Por Alberto Conejero
Fotos: Sergio Parra
La Comedia sin título es una obra de teatro que siempre estará por escribirse. Ésa es su potencia y yo no he pretendido clausurarla. Pero durante años me asomaba a la última línea del manuscrito como quien se asoma a la marea porque oye una voz que lo llama desde adentro. El sueño de la vida no pretende dar fin a la Comedia sin título, tampoco es una reescritura. Es un nuevo texto escrito en un vacío infinito, un diálogo entre lo que fue y lo que no pudo ser. No puedo explicar mucho sobre los sentidos de El sueño de la vida. He escrito como quien atraviesa sonámbulo una habitación en llamas. Creo además que hay algo de alucinación en el centro de esta experiencia que se resiste al decir. Mucho de El sueño de la vida forma parte del misterio. No sé muy bien cómo se han entrelazado las imágenes de Lorca con la propia ni por qué venían al recuerdo algunos versos y otros no. También en este proyecto hay mucho de juego, que es algo sagrado, y que algunos seguimos defendiendo ante este gobierno de lo útil, de lo necesario y de lo productivo.
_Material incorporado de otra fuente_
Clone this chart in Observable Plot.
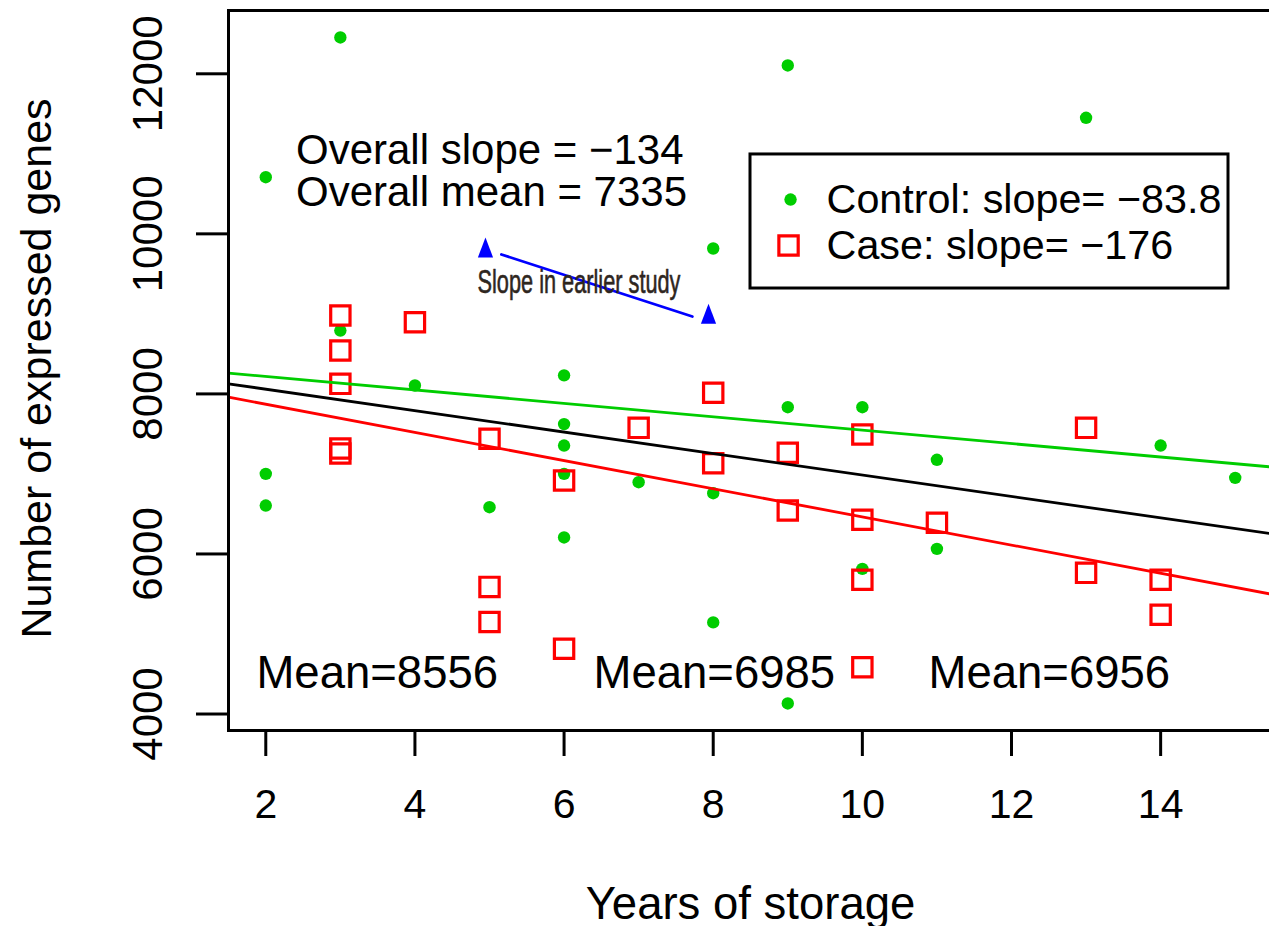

Sí, he disfrutado mucho escribiendo El sueño de la vida. No quiero cubrir esta experiencia con la pátina pesada de una falsa solemnidad. Hay más pulsiones lisérgicas que conscientes. El conflicto sobre la verdad en el teatro y en el amor que en El público sucede principalmente dentro del pecho de El director se intenta resolver aquí abriendo de par en par las puertas del teatro. Pero por esas puertas abiertas entran no sólo el optimismo revolucionario y los anhelos de un mundo más justo sino también las fuerzas más conservadoras, cínicas y agresivas. Y no nos engañemos: éstas pueden encontrarse en los despachos, pero también en los andamios. No hay síntesis apaciguadora en su resolución: porque es insufrible un teatro que dé la espalda a la realidad de su tiempo (“no quiero que se derrame sangre verdadera junto a los muros de la mentira”) pero ¿qué poesía se sobrevive doblegada ante la pólvora y los estrados? Como en El público nos encontramos un callejón sin salida; de ahí emerge la idea del sacrificio en este auto sacramental laico en el que creador aparece “como un agonizante de Dios” que no pertenece “ni al reino de los vivos ni al de los muertos” y, sin embargo, no puede dejar de pertenecer. He sentido la compañía de Artaud, de Angélica Liddell, de Mouawad mientras lo escribía, autores todo de pulsión trágica y entregados al misterio, de los que aprendo todos los días; y, por supuesto y en cada momento, de Lorca escribiendo estos dos actos que no pretenden dar fin a nada sino entregar al presente la intimidad con una voz.